• **Task description**:
Look through the data below and return each line where "this" appears.

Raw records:
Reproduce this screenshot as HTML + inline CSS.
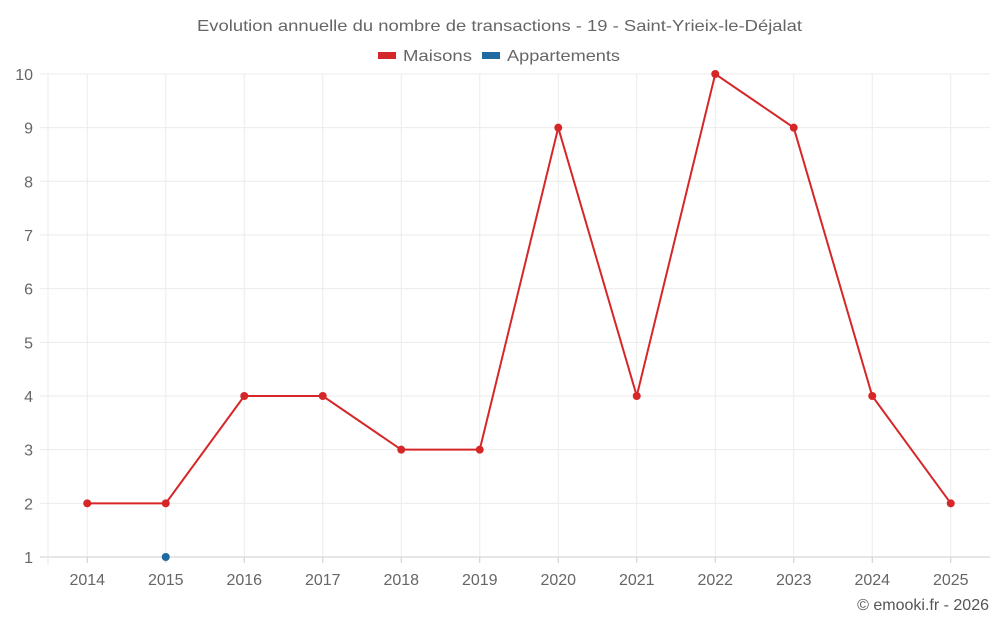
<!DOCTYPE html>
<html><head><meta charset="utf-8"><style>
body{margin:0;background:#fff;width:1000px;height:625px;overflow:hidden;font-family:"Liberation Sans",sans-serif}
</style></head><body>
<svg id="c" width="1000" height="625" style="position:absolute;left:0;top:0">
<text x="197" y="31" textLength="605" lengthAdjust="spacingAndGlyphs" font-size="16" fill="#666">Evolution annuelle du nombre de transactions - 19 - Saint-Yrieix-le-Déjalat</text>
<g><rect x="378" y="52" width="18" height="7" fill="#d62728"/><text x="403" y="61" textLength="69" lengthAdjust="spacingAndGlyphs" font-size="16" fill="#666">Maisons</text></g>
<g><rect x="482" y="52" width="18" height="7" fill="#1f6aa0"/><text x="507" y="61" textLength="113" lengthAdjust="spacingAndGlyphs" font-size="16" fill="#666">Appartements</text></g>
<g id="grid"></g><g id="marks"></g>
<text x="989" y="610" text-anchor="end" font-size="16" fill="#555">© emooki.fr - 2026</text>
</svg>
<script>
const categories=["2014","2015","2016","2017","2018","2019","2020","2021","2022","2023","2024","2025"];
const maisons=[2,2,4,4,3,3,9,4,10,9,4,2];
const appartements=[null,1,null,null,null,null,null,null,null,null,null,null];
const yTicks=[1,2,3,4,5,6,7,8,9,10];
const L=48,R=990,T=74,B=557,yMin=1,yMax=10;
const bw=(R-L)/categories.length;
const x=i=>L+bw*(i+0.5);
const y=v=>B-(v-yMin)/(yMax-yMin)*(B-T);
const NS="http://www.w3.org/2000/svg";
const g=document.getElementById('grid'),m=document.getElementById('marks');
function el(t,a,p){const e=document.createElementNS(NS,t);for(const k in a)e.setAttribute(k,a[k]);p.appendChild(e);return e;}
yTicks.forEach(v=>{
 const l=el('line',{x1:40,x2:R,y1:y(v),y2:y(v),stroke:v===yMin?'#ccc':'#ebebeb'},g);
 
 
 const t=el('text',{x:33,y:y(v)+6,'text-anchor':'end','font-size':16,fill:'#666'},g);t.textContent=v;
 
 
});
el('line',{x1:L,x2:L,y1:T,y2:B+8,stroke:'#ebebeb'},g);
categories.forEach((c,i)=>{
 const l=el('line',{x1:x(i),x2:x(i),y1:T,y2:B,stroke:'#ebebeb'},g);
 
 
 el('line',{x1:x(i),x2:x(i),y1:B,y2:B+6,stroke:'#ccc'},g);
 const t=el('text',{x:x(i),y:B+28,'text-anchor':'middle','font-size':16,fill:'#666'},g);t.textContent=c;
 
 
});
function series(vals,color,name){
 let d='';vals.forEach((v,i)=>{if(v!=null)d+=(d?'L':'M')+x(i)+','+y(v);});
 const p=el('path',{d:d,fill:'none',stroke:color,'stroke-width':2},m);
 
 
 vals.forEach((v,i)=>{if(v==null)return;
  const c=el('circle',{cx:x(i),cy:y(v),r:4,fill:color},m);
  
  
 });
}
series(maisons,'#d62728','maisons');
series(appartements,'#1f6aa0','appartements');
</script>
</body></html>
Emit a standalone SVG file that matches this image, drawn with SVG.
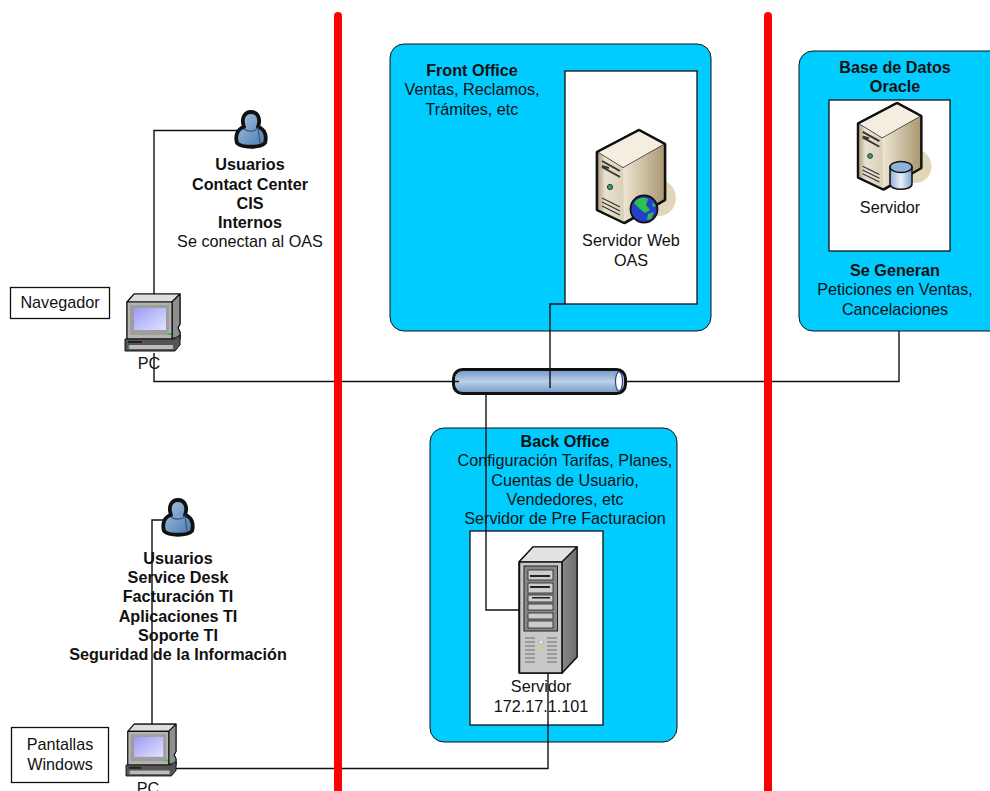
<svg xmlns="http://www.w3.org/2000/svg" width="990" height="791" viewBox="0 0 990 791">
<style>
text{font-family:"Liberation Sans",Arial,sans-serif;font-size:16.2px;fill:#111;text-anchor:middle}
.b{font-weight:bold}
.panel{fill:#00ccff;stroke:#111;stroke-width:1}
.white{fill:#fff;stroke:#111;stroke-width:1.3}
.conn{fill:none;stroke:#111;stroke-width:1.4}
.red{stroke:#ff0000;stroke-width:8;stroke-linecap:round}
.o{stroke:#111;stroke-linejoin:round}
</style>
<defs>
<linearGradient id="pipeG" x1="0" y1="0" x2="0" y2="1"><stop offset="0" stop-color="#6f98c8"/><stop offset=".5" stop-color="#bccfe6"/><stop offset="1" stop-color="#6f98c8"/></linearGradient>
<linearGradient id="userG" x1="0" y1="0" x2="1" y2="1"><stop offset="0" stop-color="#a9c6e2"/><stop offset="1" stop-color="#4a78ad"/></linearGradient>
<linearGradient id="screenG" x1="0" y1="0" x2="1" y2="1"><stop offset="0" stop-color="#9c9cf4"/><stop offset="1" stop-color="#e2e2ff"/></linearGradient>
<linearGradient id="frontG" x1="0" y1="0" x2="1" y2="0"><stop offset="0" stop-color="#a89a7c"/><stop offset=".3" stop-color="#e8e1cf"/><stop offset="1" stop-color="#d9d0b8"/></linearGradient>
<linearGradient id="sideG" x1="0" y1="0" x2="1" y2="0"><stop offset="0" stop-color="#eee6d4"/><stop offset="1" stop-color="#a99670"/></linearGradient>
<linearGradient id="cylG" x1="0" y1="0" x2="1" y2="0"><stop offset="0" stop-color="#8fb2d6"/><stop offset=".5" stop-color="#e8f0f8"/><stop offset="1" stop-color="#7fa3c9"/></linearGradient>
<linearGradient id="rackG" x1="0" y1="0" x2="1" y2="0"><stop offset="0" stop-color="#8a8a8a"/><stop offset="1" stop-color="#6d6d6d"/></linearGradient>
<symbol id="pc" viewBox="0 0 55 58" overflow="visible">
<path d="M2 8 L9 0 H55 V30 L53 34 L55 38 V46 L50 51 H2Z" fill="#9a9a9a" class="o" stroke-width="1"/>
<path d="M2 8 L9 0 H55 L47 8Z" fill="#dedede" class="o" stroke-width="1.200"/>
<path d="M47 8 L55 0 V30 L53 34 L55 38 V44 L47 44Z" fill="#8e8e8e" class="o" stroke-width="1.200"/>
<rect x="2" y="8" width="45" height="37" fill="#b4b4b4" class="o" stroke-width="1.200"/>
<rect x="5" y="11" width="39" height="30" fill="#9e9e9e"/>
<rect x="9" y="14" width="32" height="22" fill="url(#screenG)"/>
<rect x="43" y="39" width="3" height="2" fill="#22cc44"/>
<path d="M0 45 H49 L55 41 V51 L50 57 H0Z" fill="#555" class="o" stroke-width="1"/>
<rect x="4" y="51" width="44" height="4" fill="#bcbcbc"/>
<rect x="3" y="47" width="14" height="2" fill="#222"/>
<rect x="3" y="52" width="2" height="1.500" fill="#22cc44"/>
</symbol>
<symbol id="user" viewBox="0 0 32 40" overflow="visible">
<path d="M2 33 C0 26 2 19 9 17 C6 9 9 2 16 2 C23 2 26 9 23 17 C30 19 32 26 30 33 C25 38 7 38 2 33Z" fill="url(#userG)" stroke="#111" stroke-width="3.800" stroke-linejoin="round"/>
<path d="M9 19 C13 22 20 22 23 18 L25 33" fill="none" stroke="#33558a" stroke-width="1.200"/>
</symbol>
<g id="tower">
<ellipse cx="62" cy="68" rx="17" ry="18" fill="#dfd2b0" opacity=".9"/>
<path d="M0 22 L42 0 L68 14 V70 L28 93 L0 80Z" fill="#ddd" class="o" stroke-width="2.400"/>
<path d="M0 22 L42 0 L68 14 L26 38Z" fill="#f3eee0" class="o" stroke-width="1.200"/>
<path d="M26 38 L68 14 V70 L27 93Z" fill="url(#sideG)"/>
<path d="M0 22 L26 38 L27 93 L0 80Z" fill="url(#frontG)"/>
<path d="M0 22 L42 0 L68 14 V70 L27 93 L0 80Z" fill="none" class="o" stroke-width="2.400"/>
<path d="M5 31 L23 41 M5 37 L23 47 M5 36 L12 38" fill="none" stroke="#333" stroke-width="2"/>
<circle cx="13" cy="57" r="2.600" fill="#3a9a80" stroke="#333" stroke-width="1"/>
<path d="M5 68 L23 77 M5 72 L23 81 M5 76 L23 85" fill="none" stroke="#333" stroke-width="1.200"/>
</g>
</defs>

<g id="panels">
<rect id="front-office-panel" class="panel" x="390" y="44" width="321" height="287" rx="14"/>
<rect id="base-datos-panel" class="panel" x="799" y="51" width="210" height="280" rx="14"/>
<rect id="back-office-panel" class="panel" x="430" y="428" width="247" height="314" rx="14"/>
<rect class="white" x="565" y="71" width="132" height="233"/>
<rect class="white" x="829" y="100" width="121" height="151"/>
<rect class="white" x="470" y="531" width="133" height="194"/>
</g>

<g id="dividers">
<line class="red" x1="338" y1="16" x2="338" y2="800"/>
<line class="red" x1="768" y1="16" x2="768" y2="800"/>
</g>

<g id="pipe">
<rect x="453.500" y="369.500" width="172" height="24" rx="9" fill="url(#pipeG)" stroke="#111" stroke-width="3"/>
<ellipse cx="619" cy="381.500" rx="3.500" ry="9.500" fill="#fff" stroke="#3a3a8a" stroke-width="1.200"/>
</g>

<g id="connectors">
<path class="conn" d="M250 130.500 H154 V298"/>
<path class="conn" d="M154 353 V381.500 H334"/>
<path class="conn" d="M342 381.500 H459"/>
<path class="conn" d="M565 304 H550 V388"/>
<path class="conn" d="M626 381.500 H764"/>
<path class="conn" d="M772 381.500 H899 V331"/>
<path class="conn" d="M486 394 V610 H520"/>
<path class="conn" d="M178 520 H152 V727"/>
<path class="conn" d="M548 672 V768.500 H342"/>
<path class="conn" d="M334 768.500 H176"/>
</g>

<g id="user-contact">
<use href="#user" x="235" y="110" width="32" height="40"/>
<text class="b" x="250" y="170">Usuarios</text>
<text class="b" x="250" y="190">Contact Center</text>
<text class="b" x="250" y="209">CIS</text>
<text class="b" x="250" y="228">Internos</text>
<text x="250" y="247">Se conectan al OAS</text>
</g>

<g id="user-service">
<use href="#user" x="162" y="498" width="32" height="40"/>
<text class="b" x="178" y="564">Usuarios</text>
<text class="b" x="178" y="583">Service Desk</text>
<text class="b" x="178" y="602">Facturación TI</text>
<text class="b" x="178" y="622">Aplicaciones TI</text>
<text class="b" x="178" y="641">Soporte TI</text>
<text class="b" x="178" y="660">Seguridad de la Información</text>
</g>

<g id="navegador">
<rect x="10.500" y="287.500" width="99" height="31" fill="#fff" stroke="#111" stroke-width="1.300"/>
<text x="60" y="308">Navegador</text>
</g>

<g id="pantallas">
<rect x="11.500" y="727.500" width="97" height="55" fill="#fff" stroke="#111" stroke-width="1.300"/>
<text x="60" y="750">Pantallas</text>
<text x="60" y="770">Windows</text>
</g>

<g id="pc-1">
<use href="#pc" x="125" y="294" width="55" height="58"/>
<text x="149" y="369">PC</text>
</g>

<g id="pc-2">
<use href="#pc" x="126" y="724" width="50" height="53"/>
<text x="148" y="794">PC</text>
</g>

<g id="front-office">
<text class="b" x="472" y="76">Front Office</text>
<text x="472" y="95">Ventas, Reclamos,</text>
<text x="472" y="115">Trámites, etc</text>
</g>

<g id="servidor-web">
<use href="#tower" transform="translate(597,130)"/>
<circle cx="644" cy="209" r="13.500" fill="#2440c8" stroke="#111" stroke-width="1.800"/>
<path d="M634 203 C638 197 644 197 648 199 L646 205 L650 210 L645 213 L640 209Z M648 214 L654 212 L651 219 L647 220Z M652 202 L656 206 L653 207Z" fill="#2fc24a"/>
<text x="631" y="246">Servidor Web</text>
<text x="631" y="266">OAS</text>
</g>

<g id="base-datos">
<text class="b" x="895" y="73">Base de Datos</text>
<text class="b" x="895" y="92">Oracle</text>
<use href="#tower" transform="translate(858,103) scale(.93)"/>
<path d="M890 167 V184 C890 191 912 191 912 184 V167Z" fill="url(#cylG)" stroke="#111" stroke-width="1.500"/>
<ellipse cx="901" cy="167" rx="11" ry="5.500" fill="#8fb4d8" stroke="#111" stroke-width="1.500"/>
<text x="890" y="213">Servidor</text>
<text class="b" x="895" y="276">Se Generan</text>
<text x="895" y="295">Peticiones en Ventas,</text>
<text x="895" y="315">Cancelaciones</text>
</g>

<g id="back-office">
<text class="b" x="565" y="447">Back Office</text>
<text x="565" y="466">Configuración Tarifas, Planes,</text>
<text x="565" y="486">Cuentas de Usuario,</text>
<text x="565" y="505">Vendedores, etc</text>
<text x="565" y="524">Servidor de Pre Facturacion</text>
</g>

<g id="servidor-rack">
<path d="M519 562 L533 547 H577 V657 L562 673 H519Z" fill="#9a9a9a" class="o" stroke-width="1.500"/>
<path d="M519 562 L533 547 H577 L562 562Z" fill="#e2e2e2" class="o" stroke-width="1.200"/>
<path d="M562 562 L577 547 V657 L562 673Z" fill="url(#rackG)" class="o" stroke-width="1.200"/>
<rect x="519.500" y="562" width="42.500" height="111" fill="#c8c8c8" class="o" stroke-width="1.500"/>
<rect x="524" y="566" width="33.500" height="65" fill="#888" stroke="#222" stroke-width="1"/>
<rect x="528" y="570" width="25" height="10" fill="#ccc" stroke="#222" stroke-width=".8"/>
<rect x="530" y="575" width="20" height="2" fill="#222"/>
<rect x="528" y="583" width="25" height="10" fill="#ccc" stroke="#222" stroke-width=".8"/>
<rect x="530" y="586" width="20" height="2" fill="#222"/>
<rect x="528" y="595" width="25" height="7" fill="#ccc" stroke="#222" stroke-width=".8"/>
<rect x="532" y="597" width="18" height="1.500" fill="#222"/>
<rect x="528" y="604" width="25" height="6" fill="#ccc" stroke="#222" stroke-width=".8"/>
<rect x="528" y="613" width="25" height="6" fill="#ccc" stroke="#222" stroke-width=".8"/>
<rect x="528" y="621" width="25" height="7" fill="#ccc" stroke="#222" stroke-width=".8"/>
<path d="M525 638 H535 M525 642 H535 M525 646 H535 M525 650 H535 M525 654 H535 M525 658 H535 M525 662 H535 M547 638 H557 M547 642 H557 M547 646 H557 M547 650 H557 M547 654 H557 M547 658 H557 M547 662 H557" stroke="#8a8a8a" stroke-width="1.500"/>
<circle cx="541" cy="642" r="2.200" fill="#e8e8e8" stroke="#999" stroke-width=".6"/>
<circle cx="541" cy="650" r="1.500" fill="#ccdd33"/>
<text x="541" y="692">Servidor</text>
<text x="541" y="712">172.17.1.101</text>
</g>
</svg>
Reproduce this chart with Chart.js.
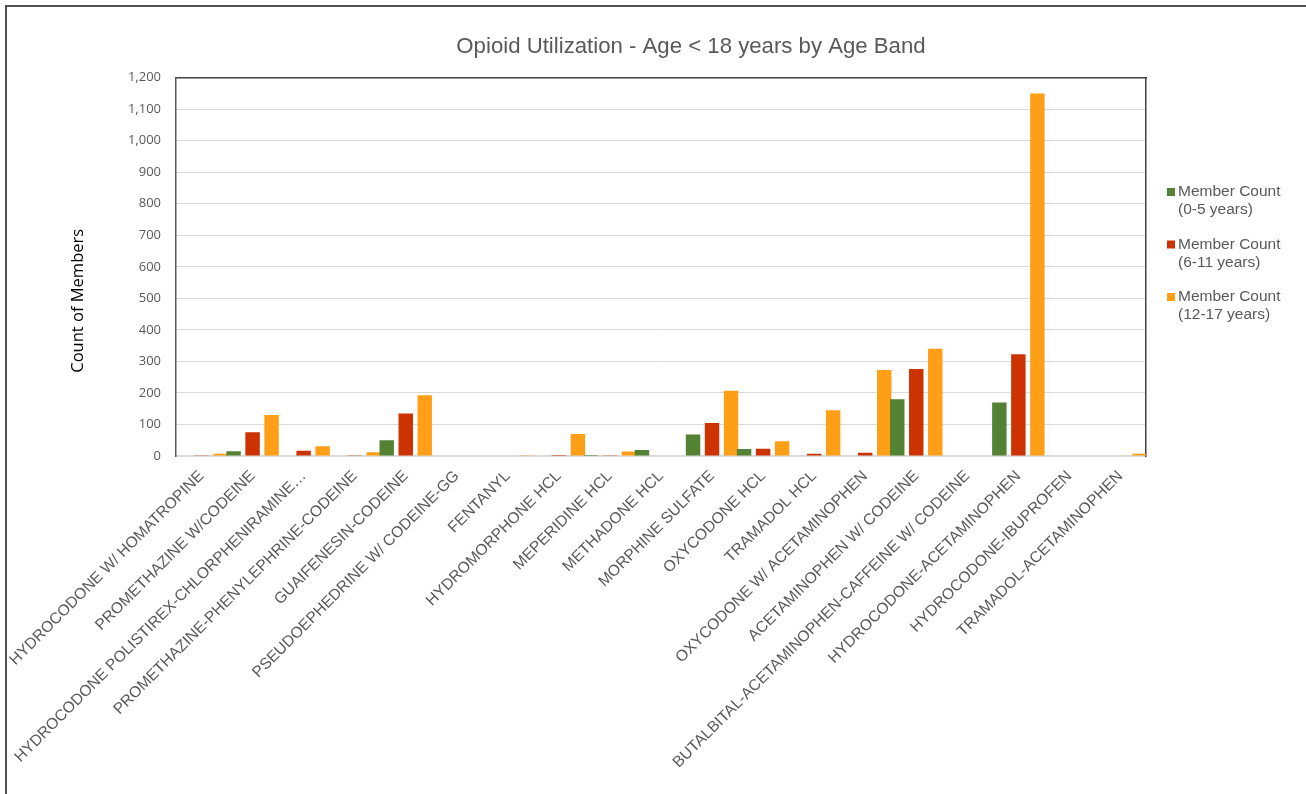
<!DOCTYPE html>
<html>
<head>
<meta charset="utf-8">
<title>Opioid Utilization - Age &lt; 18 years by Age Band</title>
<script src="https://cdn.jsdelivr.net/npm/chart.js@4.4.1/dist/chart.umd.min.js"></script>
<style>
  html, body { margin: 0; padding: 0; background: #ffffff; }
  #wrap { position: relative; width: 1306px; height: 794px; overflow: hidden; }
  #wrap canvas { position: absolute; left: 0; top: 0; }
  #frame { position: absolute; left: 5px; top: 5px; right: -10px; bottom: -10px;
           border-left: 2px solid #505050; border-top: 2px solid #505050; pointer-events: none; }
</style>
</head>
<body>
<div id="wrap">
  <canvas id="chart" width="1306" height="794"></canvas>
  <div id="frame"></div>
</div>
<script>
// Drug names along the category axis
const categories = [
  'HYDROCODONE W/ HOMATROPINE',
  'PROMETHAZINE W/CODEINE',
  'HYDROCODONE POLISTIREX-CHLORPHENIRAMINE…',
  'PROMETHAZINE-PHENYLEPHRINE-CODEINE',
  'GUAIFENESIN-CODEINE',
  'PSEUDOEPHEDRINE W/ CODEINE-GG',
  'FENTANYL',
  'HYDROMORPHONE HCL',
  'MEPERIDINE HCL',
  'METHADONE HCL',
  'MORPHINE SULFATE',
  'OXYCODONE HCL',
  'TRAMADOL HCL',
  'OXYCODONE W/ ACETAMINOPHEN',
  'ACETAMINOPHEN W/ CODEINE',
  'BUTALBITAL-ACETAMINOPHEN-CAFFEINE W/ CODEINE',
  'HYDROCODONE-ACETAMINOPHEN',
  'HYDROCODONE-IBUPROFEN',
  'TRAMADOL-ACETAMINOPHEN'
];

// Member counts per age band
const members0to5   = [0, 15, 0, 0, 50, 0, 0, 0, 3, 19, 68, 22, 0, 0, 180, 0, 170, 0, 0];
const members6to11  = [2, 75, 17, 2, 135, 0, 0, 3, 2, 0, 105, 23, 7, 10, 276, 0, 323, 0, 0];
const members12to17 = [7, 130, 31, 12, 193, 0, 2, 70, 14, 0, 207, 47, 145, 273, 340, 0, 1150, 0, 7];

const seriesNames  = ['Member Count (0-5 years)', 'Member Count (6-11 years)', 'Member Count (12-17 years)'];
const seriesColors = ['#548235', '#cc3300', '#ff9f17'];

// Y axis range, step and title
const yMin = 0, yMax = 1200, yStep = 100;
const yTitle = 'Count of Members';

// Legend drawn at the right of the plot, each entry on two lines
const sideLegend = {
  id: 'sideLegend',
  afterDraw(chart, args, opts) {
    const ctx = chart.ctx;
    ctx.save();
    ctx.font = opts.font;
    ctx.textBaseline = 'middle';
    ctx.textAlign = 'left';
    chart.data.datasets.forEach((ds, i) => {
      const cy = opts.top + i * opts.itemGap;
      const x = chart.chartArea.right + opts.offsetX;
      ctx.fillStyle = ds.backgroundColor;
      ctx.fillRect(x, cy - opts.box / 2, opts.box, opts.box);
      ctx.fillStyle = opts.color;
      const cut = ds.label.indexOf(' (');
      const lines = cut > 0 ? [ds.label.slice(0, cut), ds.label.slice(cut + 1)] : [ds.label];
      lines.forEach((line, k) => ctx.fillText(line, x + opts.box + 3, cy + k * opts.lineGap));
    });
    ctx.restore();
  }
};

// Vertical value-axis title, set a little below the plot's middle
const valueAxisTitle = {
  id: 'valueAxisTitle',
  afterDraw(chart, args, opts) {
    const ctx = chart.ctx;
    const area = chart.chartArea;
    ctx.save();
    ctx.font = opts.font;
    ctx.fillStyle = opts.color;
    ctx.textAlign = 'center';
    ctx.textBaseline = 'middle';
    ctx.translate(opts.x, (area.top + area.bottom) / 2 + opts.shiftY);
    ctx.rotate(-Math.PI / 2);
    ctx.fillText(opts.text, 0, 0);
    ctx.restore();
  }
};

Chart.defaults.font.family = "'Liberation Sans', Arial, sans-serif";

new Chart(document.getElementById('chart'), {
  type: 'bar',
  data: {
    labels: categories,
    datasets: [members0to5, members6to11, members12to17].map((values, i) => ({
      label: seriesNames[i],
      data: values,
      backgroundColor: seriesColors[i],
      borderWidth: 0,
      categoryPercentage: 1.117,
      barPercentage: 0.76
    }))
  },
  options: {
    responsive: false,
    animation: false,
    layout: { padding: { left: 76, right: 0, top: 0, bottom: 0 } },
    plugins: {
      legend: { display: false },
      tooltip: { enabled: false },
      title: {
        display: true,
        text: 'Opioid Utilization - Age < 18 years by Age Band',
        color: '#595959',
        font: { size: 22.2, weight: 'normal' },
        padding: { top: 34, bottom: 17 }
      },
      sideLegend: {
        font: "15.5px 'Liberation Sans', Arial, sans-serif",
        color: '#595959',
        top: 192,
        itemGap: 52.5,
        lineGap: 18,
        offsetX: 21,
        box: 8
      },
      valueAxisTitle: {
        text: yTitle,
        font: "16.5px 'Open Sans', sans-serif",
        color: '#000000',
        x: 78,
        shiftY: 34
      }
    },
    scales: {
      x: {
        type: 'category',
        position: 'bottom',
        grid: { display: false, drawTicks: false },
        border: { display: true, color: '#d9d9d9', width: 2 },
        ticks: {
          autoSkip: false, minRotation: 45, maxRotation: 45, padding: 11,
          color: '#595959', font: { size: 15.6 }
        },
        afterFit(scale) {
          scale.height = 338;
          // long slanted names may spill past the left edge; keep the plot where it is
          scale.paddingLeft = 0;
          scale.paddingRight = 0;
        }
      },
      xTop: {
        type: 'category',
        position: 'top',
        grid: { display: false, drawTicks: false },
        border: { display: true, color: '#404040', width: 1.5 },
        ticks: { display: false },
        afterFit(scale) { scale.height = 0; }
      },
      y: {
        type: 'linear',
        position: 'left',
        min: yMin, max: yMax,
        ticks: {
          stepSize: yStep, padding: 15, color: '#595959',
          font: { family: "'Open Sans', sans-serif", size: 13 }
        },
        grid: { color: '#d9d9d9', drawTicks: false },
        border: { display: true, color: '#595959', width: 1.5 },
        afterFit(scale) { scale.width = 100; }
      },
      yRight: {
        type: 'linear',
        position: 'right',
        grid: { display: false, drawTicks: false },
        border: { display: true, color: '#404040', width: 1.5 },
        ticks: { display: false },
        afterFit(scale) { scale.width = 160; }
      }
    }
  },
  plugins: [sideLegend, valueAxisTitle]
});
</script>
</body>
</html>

• **Task answer**:
Reproduce this screenshot as HTML + inline CSS.
Emit a standalone SVG file that matches this image, drawn with SVG.
Reproduce this chart with Chart.js.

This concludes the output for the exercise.